At 10:37am on October 4, 2010, Brenda Gordon said…
Hi Eva,
I was reading some of the previous discussion and found the references to JCR,
As I was reading it came to my mind that you may have made a point of not liking "flexion of the jaw' but you might have been thinking that it meant something different than how we use it.
I wanted to tell you what it means to me and how Ellin has us use the flexion to relax the horse.
Please know that at no time, ever, would Ellin ask her students to perform Rolkur. She abhors the use of it and showed me her video by Dr. H as soon as she purchased it.
Flexion of the jaw is NOT ROLKUR at all. While on the ground we use the flexion to release the jaw and relax the horse prior to riding. We also flex the neck from side to side to relax the neck muscles. My horses expect and enjoy this little warm up. Michael Shaffer also shows both excercises.

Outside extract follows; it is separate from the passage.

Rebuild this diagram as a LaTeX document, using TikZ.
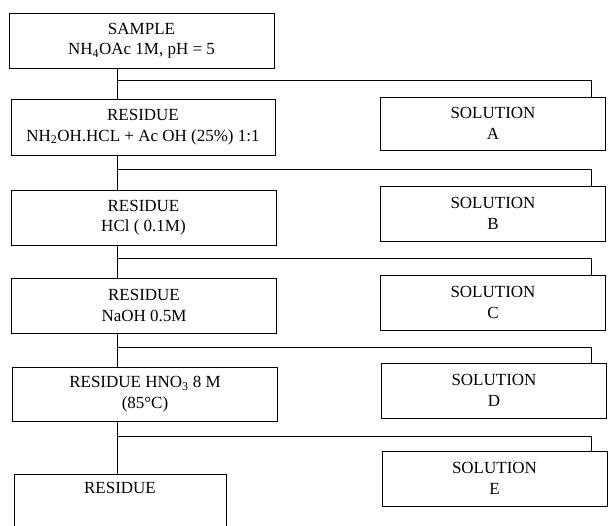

When mounted we use flexion of the jaw to relax the horse. By holding the outside rein in a fixed position as if you were in a walk, collected, and that means at a different place for each horse according to their own ability to hold their body in collection, like a little less collected for a beginner, the with the inside rein you close your hand, like squeezing a sponge, the horse will open the jaw and bend at the poll to allow the release of the bit. This is an action of relaxation as the jaw muscle flexes.
So this is the method I use and it has allowed me to get a very resitant mare to relax her muscles and come into the bit. Now let me explain that the process has taken her months to understand and to trust me. She was very resistant and not trusting and I decided the time was worth the results I would get.
Now the slightest movement of the inside rein, like the easy squeeze of a sponge will get the mare to relax her poll and drop her head.

I hope to hear from you to let me know if I am following your thinking.